Enhancing the photoelectrochemical properties of ZnO nanorods through cross-linked polyaniline films

Abstract

This research examines the impact of a conductive polyaniline (PANI) thin film, cross-linked with formaldehyde, on the photoelectrochemical (PEC) capabilities of zinc oxide (ZnO) nanorods (NRs) for water-splitting purposes. The study involved a two-stage process: initially, ZnO NRs were generated on an indium tin oxide (ITO) substrate through a hydrothermal method; subsequently, the cross-linked PANI was produced via chemical polymerization and applied onto the ZnO NRs through spin coating. The crystal structure, surface morphology, and optical properties of the samples were characterized using XRD, SEM, and UV–Vis spectroscopy. The assessment of the PEC performance was carried out through CV and EIS. XRD analysis confirmed the existence of a hexagonal crystal structure of ZnO NRs. SEM analysis indicated a ZnO NRs average diameter of 164.5 nm. The band gap of the ZnO NRs, ZnO NRs/PANI, and ZnO NRs/PANI cross-linked formaldehyde are 3.04 eV, 3.02 eV, and 3.13 eV, respectively.

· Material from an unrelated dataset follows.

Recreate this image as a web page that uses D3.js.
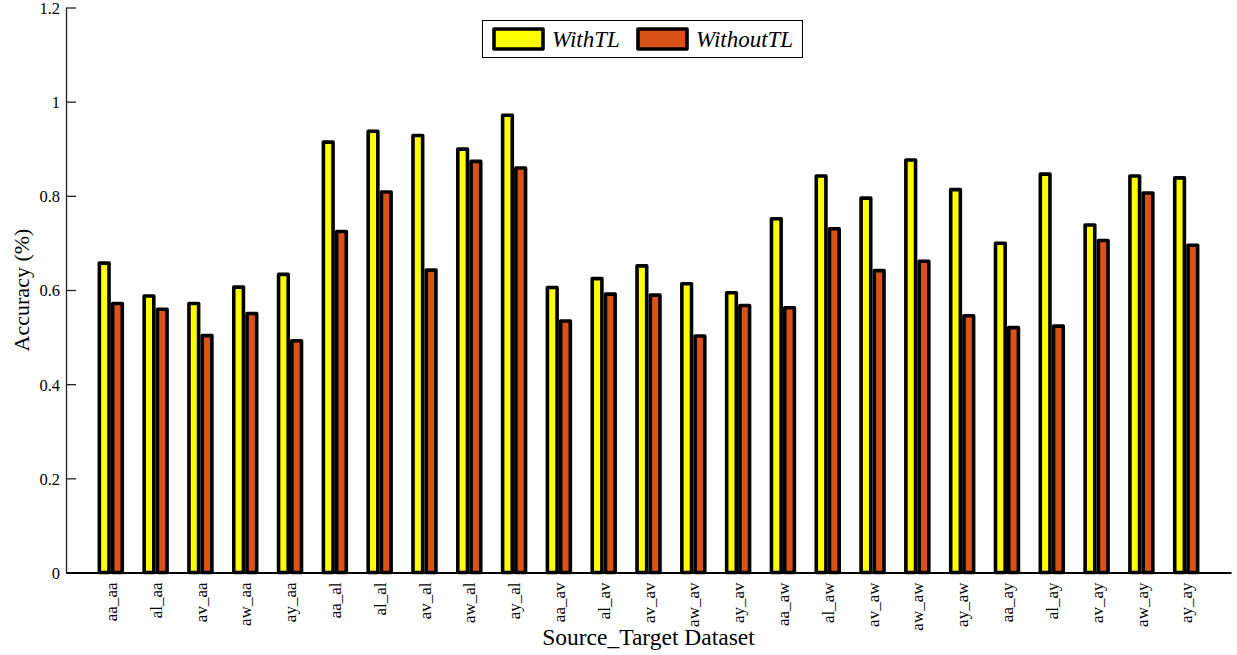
<!DOCTYPE html>
<html lang="en">
<head>
<meta charset="UTF-8">
<title>Accuracy bar chart</title>
<style>
body { margin: 0; background: #fff; }
svg text { font-family: "Times New Roman", "Liberation Serif", Times, "DejaVu Serif", serif; fill: #000; }
.bar { stroke: #000; stroke-width: 3.6px; stroke-linejoin: round; }
</style>
</head>
<body>
<script src="https://cdn.jsdelivr.net/npm/d3@7"></script>
<script>
var categories = ["aa_aa", "al_aa", "av_aa", "aw_aa", "ay_aa",
    "aa_al", "al_al", "av_al", "aw_al", "ay_al",
    "aa_av", "al_av", "av_av", "aw_av", "ay_av",
    "aa_aw", "al_aw", "av_aw", "aw_aw", "ay_aw",
    "aa_ay", "al_ay", "av_ay", "aw_ay", "ay_ay"];

var withTL = [0.661, 0.591, 0.575, 0.610, 0.637,
    0.918, 0.941, 0.932, 0.903, 0.975,
    0.609, 0.628, 0.655, 0.617, 0.598,
    0.755, 0.846, 0.799, 0.880, 0.817,
    0.703, 0.850, 0.742, 0.846, 0.842];

var withoutTL = [0.575, 0.563, 0.507, 0.554, 0.496,
    0.728, 0.812, 0.646, 0.877, 0.863,
    0.538, 0.595, 0.593, 0.506, 0.571,
    0.566, 0.734, 0.645, 0.665, 0.549,
    0.524, 0.527, 0.709, 0.810, 0.699];

var seriesNames = ["WithTL", "WithoutTL"];
var seriesColors = ["#ffff00", "#d95319"];

var yTicks = [0, 0.2, 0.4, 0.6, 0.8, 1, 1.2];
var yTickLabels = ["0", "0.2", "0.4", "0.6", "0.8", "1", "1.2"];

var serif = '"Times New Roman", "Liberation Serif", Times, "DejaVu Serif", serif';
var width = 1237, height = 655;

var svg = d3.select("body").append("svg")
    .attr("width", width)
    .attr("height", height)
    .style("font-family", serif);

var x = d3.scaleLinear().domain([0, categories.length + 1]).range([66, 1231]);
var y = d3.scaleLinear().domain([0, 1.2]).range([572.5, 7.5]);

var barW = 0.296; // bar width in category units
var sw = 3.6;

var series = [withTL, withoutTL];

series.forEach(function(vals, s) {
    svg.append("g").selectAll("rect")
        .data(vals)
        .enter().append("rect")
        .attr("class", "bar")
        .attr("fill", seriesColors[s])
        .attr("x", function(d, i) {
            var left = (i + 1) + (s === 0 ? -barW : 0);
            return x(left) + sw / 2;
        })
        .attr("width", x(barW) - x(0) - sw)
        .attr("y", function(d) { return y(d) + sw / 2; })
        .attr("height", function(d) { return y(0) - y(d) - sw / 2; });
});

// y axis
var yAxis = svg.append("g")
    .attr("transform", "translate(" + x(0) + ",0)")
    .call(d3.axisLeft(y)
        .tickValues(yTicks)
        .tickFormat(function(d, i) { return yTickLabels[i]; })
        .tickSizeInner(-10)
        .tickSizeOuter(0)
        .tickPadding(6));
yAxis.attr("font-family", serif);
yAxis.select(".domain").attr("stroke", "#222").attr("stroke-width", 1.3);
yAxis.selectAll(".tick line").attr("stroke", "#222").attr("stroke-width", 1.3);
yAxis.selectAll("text")
    .attr("dy", "0.36em")
    .style("font-family", serif)
    .style("font-size", "16.5px");

// x axis
var xAxis = svg.append("g")
    .attr("transform", "translate(0," + y(0) + ")")
    .call(d3.axisBottom(x)
        .tickValues(d3.range(1, categories.length + 1))
        .tickFormat(function(d) { return categories[d - 1]; })
        .tickSize(0)
        .tickSizeOuter(0));
xAxis.attr("font-family", serif);
xAxis.select(".domain").attr("stroke", "#000").attr("stroke-width", 1.8);
xAxis.selectAll("text")
    .attr("transform", "rotate(-90)")
    .attr("x", -10)
    .attr("y", 0)
    .attr("dy", ".33em")
    .style("text-anchor", "end")
    .style("font-family", serif)
    .style("font-size", "17px");

// axis titles
svg.append("text")
    .attr("transform", "translate(29," + y(0.6) + ") rotate(-90)")
    .attr("text-anchor", "middle")
    .style("font-family", serif)
    .style("font-size", "22px")
    .text("Accuracy (%)");

svg.append("text")
    .attr("x", (x(0) + x(categories.length + 1)) / 2)
    .attr("y", 645)
    .attr("text-anchor", "middle")
    .style("font-family", serif)
    .style("font-size", "23.5px")
    .text("Source_Target Dataset");

// legend
var legend = svg.append("g");
legend.append("rect")
    .attr("x", 482.5).attr("y", 20.5)
    .attr("width", 320).attr("height", 37)
    .attr("fill", "#fff").attr("stroke", "#000").attr("stroke-width", 1);

var legendX = [494, 638];
seriesNames.forEach(function(name, s) {
    legend.append("rect")
        .attr("class", "bar")
        .attr("x", legendX[s]).attr("y", 29)
        .attr("width", 49).attr("height", 20)
        .attr("fill", seriesColors[s]);
    legend.append("text")
        .attr("x", legendX[s] + 58)
        .attr("y", 47)
        .style("font-family", serif)
        .style("font-size", "23px")
        .style("font-style", "italic")
        .text(name);
});
</script>
</body>
</html>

The outcomes revealed that ZnO nanorods coated with cross-linked PANI exhibited the highest current density of 0.66 mA/cm² and a PEC efficiency of 0.41%. Furthermore, the EIS analysis verified that the cross-linked PANI improved the ionic conductivity of the ZnO NRs film. This study contributes to the comprehension of how cross-linked conductive polymers can boost the photoelectrochemical performance of semiconductor materials, presenting a potential strategy to enhance the efficacy of water-splitting devices.